Instructor: Jeremy Johnson

Due date: (Friday Oct. 27 @ 11:59pm)

- Determine the architectural features of your computing platform (clock speed, machine type, amount of memory, cache parameters, number of functional units, pipeline information). You should use various microbenchmark programs to gather this information (e.g. those that come with PAPI such as mem_info, MOB, Calibrator, lmbench, X-Ray. You should confirm as much of the data as possible using CPUID or an architecture manual.
- Carefully time and plot the running time for the Numeric recipes matrix multiplication routine discussed in class. Present the data in terms of Mflops. Make sure to provide relevent compiler information (type, version, flags). Compare optimized and unoptimized versions. Also measure instructions and L1 data cache misses, and other interesting metrics available through PAPI). Plot the normalized data (i.e. divided by the number operations as in MFLOPS) and compare to Mflops.
- Experiment with the different loop orders (i.e. ijk, jik, ikj, jik, kij, kji) and the blocked version. You should measure and plot time, instructions, and other interesting metrics available through PAPI, comparing them to the data in part 2.
- Install ATLAS on your computing platform and perform the same timings/measurements as you did for numeric recipes and compare.

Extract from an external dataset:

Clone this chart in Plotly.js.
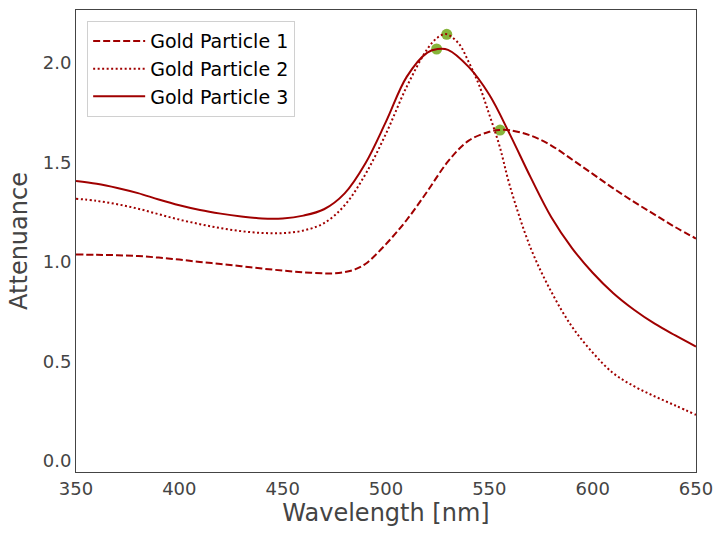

- In the last part of the assignment, you will implement the mini MMM from the Yotov, et al. paper.
- (By definition) Implement by definition (triple loop) using the ijk loop order. This is your code0. You may either use the numeric recipes code or your own.
- (Blocking) Block into micro MMMs with MU = NU = 2, KU=1. The inner triple loop has the kij order. Unroll (by hand) the innermost i- and j-loop such that you have alternately adds and mults and do scalar replacement. This is your code1.
- (Unrolling) Unroll the innermost k-loop by a factor of 2 and 4 (KU=2 and 4, doubles and quadruples the loop body) again doing scalar replacement. Assume that 4 divides NB. This gives you code2 and code3.
- (Performance plot, search for best block size NB) Determine the L1 cache size C1 (in doubles, i.e., 8B units) of your computer. Measure the performance (in Mflops) of your four codes for all NB with 16 &le NB &le min(80, sqrt(C1)) with 4 divides NB. Create a plot: x-axis shows NB, y-axis shows performance (so there will be 4 lines in it). Discuss the plot including: Which NB and which code yields the maximum performance? What is the percentage of peak performance in this case?
- Does it improve if in the best code so far you switch the outermost loop order from ijk to jik?
- Implement an MMM for multiplying two square n x n matrices assuming NB divides n, blocked into NB x NB blocks using your best mini-MMM code from the previous part. Create a performance plot comparing this code and code0 (by definition) above for an interesting range of sizes n (up to sizes where the matrices do not fit into the L2 cache). x-axis shows n; y-axis performance in Mflops. Discuss the plot.